If you are interested in early Jewish mysticism and haven't seen this spectacular book yet, you should take a look even if it is at the library. It is a Brill volume, and a hefty one at that (483 pages). It is every bit as good as Orlov's first, The Metatron Enoch Tradition (Mohr Siebeck, 2005).
From Apocalypticism to Merkavah Mysticism is a collection of previously published essays from Orlov's pen that examine Slavonic pseudepigrapha (2 Enoch, Apocalypse of Adam, Ladder of Jacob, 3 Baruch) in terms of their importance for the development of theophanic and angelological imagery crucial to early Jewish mysticism. He examines the traditions of exalted patriarchs: Enoch, Adam, Noah, Jacob, and Moses. These texts are normally not touched by scholars of Jewish mysticism, most likely because of the language barrier - how many knew or know Slavonic?

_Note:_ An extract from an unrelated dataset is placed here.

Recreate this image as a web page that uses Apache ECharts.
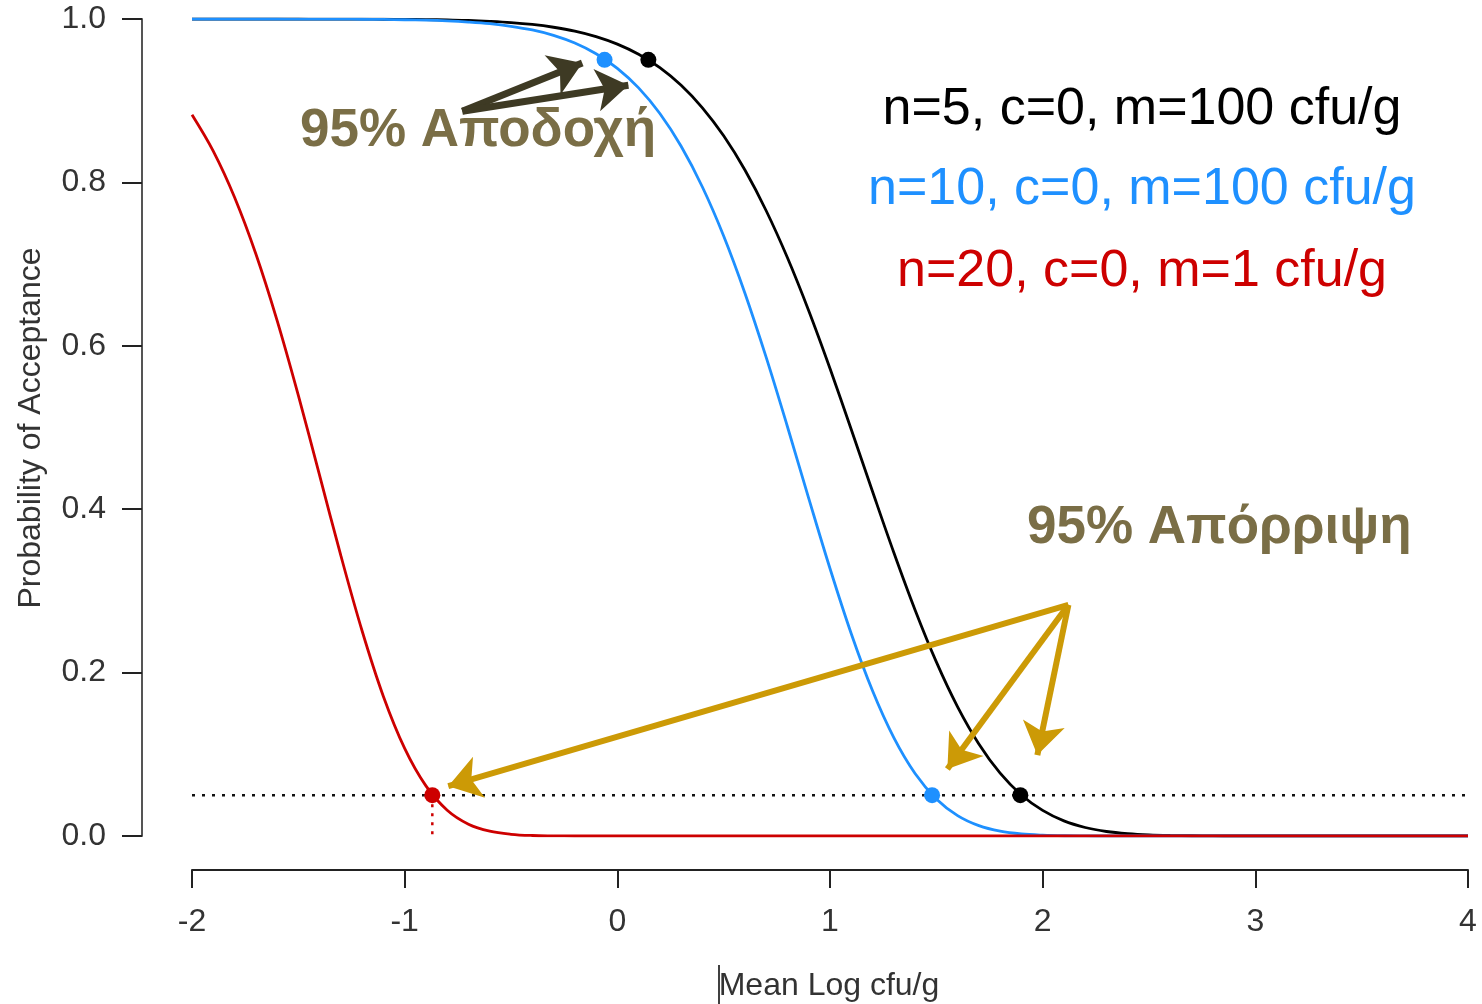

So Orlov, whose scholarly love is mysticism, has overcome that barrier and brings his extensive knowledge of the mystical traditions into his analyses of the Slavonic materials.
But that is not all. If you are looking for a comprehensive bibliography on the Slavonic pseudepigrapha, you will find it here. It occupies the entire first part of Orlov's book, the first 100 pages.